DO THIS: Reproduce the listing below character for character; drop every image.

━━━━━ DATA ━━━━━

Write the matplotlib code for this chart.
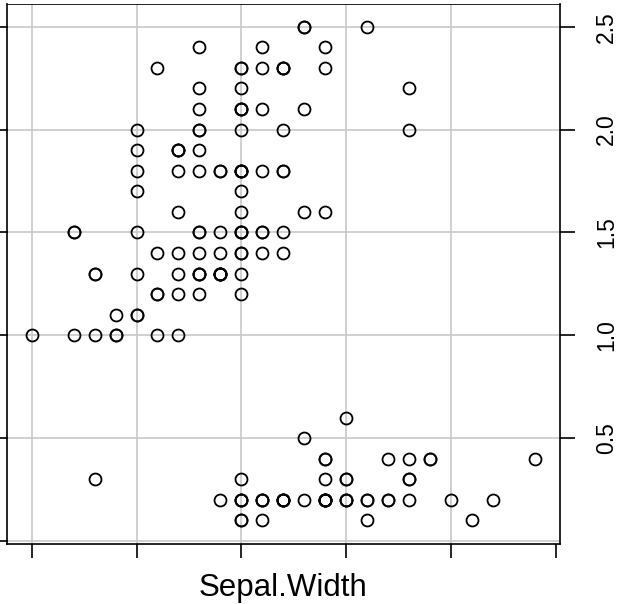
import matplotlib.pyplot as plt
import numpy as np

plt.rcParams['font.family'] = ['Liberation Sans', 'DejaVu Sans']

# iris: Sepal.Width vs Petal.Width
sepal_width = [
    3.5, 3.0, 3.2, 3.1, 3.6, 3.9, 3.4, 3.4, 2.9, 3.1, 3.7, 3.4, 3.0, 3.0, 4.0, 4.4, 3.9, 3.5, 3.8, 3.8,
    3.4, 3.7, 3.6, 3.3, 3.4, 3.0, 3.4, 3.5, 3.4, 3.2, 3.1, 3.4, 4.1, 4.2, 3.1, 3.2, 3.5, 3.6, 3.0, 3.4,
    3.5, 2.3, 3.2, 3.5, 3.8, 3.0, 3.8, 3.2, 3.7, 3.3,
    3.2, 3.2, 3.1, 2.3, 2.8, 2.8, 3.3, 2.4, 2.9, 2.7, 2.0, 3.0, 2.2, 2.9, 2.9, 3.1, 3.0, 2.7, 2.2, 2.5,
    3.2, 2.8, 2.5, 2.8, 2.9, 3.0, 2.8, 3.0, 2.9, 2.6, 2.4, 2.4, 2.7, 2.7, 3.0, 3.4, 3.1, 2.3, 3.0, 2.5,
    2.6, 3.0, 2.6, 2.3, 2.7, 3.0, 2.9, 2.9, 2.5, 2.8,
    3.3, 2.7, 3.0, 2.9, 3.0, 3.0, 2.5, 2.9, 2.5, 3.6, 3.2, 2.7, 3.0, 2.5, 2.8, 3.2, 3.0, 3.8, 2.6, 2.2,
    3.2, 2.8, 2.8, 2.7, 3.3, 3.2, 2.8, 3.0, 2.8, 3.0, 2.8, 3.8, 2.8, 2.8, 2.6, 3.0, 3.4, 3.1, 3.0, 3.1,
    3.1, 3.1, 2.7, 3.2, 3.3, 3.0, 2.5, 3.0, 3.4, 3.0]
petal_width = [
    0.2, 0.2, 0.2, 0.2, 0.2, 0.4, 0.3, 0.2, 0.2, 0.1, 0.2, 0.2, 0.1, 0.1, 0.2, 0.4, 0.4, 0.3, 0.3, 0.3,
    0.2, 0.4, 0.2, 0.5, 0.2, 0.2, 0.4, 0.2, 0.2, 0.2, 0.2, 0.4, 0.1, 0.2, 0.2, 0.2, 0.2, 0.1, 0.2, 0.2,
    0.3, 0.3, 0.2, 0.6, 0.4, 0.3, 0.2, 0.2, 0.2, 0.2,
    1.4, 1.5, 1.5, 1.3, 1.5, 1.3, 1.6, 1.0, 1.3, 1.4, 1.0, 1.5, 1.0, 1.4, 1.3, 1.4, 1.5, 1.0, 1.5, 1.1,
    1.8, 1.3, 1.5, 1.2, 1.3, 1.4, 1.4, 1.7, 1.5, 1.0, 1.1, 1.0, 1.2, 1.6, 1.5, 1.6, 1.5, 1.3, 1.3, 1.3,
    1.2, 1.4, 1.2, 1.0, 1.3, 1.2, 1.3, 1.3, 1.1, 1.3,
    2.5, 1.9, 2.1, 1.8, 2.2, 2.1, 1.7, 1.8, 1.8, 2.5, 2.0, 1.9, 2.1, 2.0, 2.4, 2.3, 1.8, 2.2, 2.3, 1.5,
    2.3, 2.0, 2.0, 1.8, 2.1, 1.8, 1.8, 1.8, 2.1, 1.6, 1.9, 2.0, 2.2, 1.5, 1.4, 2.3, 2.4, 1.8, 1.8, 2.1,
    2.4, 2.3, 1.9, 2.3, 2.5, 2.3, 1.9, 2.0, 2.3, 1.8]

x_ticks = [2.0, 2.5, 3.0, 3.5, 4.0, 4.5]
x_grid = [2.0, 2.5, 3.0, 3.5, 4.0]
y_ticks = [0.5, 1.0, 1.5, 2.0, 2.5]
y_grid = [0.0, 0.5, 1.0, 1.5, 2.0, 2.5]
y_labels = ['0.5', '1.0', '1.5', '2.0', '2.5']

fig = plt.figure(figsize=(6.19, 6.04), dpi=100)
ax = fig.add_axes([6.5/619, 60/604, 553/619, 540.5/604])
ax.set_xlim(1.880, 4.517)
ax.set_ylim(-0.0146, 2.613)

for gx in x_grid:
    ax.axvline(gx, color='#c8c8c8', lw=1.2, zorder=0)
for gy in y_grid:
    ax.axhline(gy, color='#c8c8c8', lw=1.2, zorder=0)

ax.plot(sepal_width, petal_width, 'o', mfc='none', mec='black', ms=8.6, mew=1.3, ls='None')

for s in ['left', 'bottom', 'right']:
    ax.spines[s].set_linewidth(1.2)
ax.spines['top'].set_linewidth(0.6)

ax.set_xticks(x_ticks)
ax.set_xticklabels([])
ax.tick_params(axis='x', direction='out', length=10, width=1.2)

ax.yaxis.tick_right()
ax.set_yticks(y_ticks)
ax.set_yticklabels(y_labels, rotation=90, va='center', fontsize=16.5)
ax.tick_params(axis='y', direction='out', length=10.5, width=1.2, pad=15)

# short left ticks (clipped at figure edge)
for gy in y_grid:
    ax.plot([1.880, 1.880 - 0.03], [gy, gy], color='black', lw=1.2, clip_on=False)

fig.text(283/619, 8/604, 'Sepal.Width', fontsize=22.5, ha='center', va='baseline')

plt.savefig('out.png', dpi=100)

━━━━━

SOLUTION FOR THIS EXERCISE:
Write the matplotlib code for this chart.
import matplotlib.pyplot as plt
import numpy as np

plt.rcParams['font.family'] = ['Liberation Sans', 'DejaVu Sans']

# iris: Sepal.Width vs Petal.Width
sepal_width = [
    3.5, 3.0, 3.2, 3.1, 3.6, 3.9, 3.4, 3.4, 2.9, 3.1, 3.7, 3.4, 3.0, 3.0, 4.0, 4.4, 3.9, 3.5, 3.8, 3.8,
    3.4, 3.7, 3.6, 3.3, 3.4, 3.0, 3.4, 3.5, 3.4, 3.2, 3.1, 3.4, 4.1, 4.2, 3.1, 3.2, 3.5, 3.6, 3.0, 3.4,
    3.5, 2.3, 3.2, 3.5, 3.8, 3.0, 3.8, 3.2, 3.7, 3.3,
    3.2, 3.2, 3.1, 2.3, 2.8, 2.8, 3.3, 2.4, 2.9, 2.7, 2.0, 3.0, 2.2, 2.9, 2.9, 3.1, 3.0, 2.7, 2.2, 2.5,
    3.2, 2.8, 2.5, 2.8, 2.9, 3.0, 2.8, 3.0, 2.9, 2.6, 2.4, 2.4, 2.7, 2.7, 3.0, 3.4, 3.1, 2.3, 3.0, 2.5,
    2.6, 3.0, 2.6, 2.3, 2.7, 3.0, 2.9, 2.9, 2.5, 2.8,
    3.3, 2.7, 3.0, 2.9, 3.0, 3.0, 2.5, 2.9, 2.5, 3.6, 3.2, 2.7, 3.0, 2.5, 2.8, 3.2, 3.0, 3.8, 2.6, 2.2,
    3.2, 2.8, 2.8, 2.7, 3.3, 3.2, 2.8, 3.0, 2.8, 3.0, 2.8, 3.8, 2.8, 2.8, 2.6, 3.0, 3.4, 3.1, 3.0, 3.1,
    3.1, 3.1, 2.7, 3.2, 3.3, 3.0, 2.5, 3.0, 3.4, 3.0]
petal_width = [
    0.2, 0.2, 0.2, 0.2, 0.2, 0.4, 0.3, 0.2, 0.2, 0.1, 0.2, 0.2, 0.1, 0.1, 0.2, 0.4, 0.4, 0.3, 0.3, 0.3,
    0.2, 0.4, 0.2, 0.5, 0.2, 0.2, 0.4, 0.2, 0.2, 0.2, 0.2, 0.4, 0.1, 0.2, 0.2, 0.2, 0.2, 0.1, 0.2, 0.2,
    0.3, 0.3, 0.2, 0.6, 0.4, 0.3, 0.2, 0.2, 0.2, 0.2,
    1.4, 1.5, 1.5, 1.3, 1.5, 1.3, 1.6, 1.0, 1.3, 1.4, 1.0, 1.5, 1.0, 1.4, 1.3, 1.4, 1.5, 1.0, 1.5, 1.1,
    1.8, 1.3, 1.5, 1.2, 1.3, 1.4, 1.4, 1.7, 1.5, 1.0, 1.1, 1.0, 1.2, 1.6, 1.5, 1.6, 1.5, 1.3, 1.3, 1.3,
    1.2, 1.4, 1.2, 1.0, 1.3, 1.2, 1.3, 1.3, 1.1, 1.3,
    2.5, 1.9, 2.1, 1.8, 2.2, 2.1, 1.7, 1.8, 1.8, 2.5, 2.0, 1.9, 2.1, 2.0, 2.4, 2.3, 1.8, 2.2, 2.3, 1.5,
    2.3, 2.0, 2.0, 1.8, 2.1, 1.8, 1.8, 1.8, 2.1, 1.6, 1.9, 2.0, 2.2, 1.5, 1.4, 2.3, 2.4, 1.8, 1.8, 2.1,
    2.4, 2.3, 1.9, 2.3, 2.5, 2.3, 1.9, 2.0, 2.3, 1.8]

x_ticks = [2.0, 2.5, 3.0, 3.5, 4.0, 4.5]
x_grid = [2.0, 2.5, 3.0, 3.5, 4.0]
y_ticks = [0.5, 1.0, 1.5, 2.0, 2.5]
y_grid = [0.0, 0.5, 1.0, 1.5, 2.0, 2.5]
y_labels = ['0.5', '1.0', '1.5', '2.0', '2.5']

fig = plt.figure(figsize=(6.19, 6.04), dpi=100)
ax = fig.add_axes([6.5/619, 60/604, 553/619, 540.5/604])
ax.set_xlim(1.880, 4.517)
ax.set_ylim(-0.0146, 2.613)

for gx in x_grid:
    ax.axvline(gx, color='#c8c8c8', lw=1.2, zorder=0)
for gy in y_grid:
    ax.axhline(gy, color='#c8c8c8', lw=1.2, zorder=0)

ax.plot(sepal_width, petal_width, 'o', mfc='none', mec='black', ms=8.6, mew=1.3, ls='None')

for s in ['left', 'bottom', 'right']:
    ax.spines[s].set_linewidth(1.2)
ax.spines['top'].set_linewidth(0.6)

ax.set_xticks(x_ticks)
ax.set_xticklabels([])
ax.tick_params(axis='x', direction='out', length=10, width=1.2)

ax.yaxis.tick_right()
ax.set_yticks(y_ticks)
ax.set_yticklabels(y_labels, rotation=90, va='center', fontsize=16.5)
ax.tick_params(axis='y', direction='out', length=10.5, width=1.2, pad=15)

# short left ticks (clipped at figure edge)
for gy in y_grid:
    ax.plot([1.880, 1.880 - 0.03], [gy, gy], color='black', lw=1.2, clip_on=False)

fig.text(283/619, 8/604, 'Sepal.Width', fontsize=22.5, ha='center', va='baseline')

plt.savefig('out.png', dpi=100)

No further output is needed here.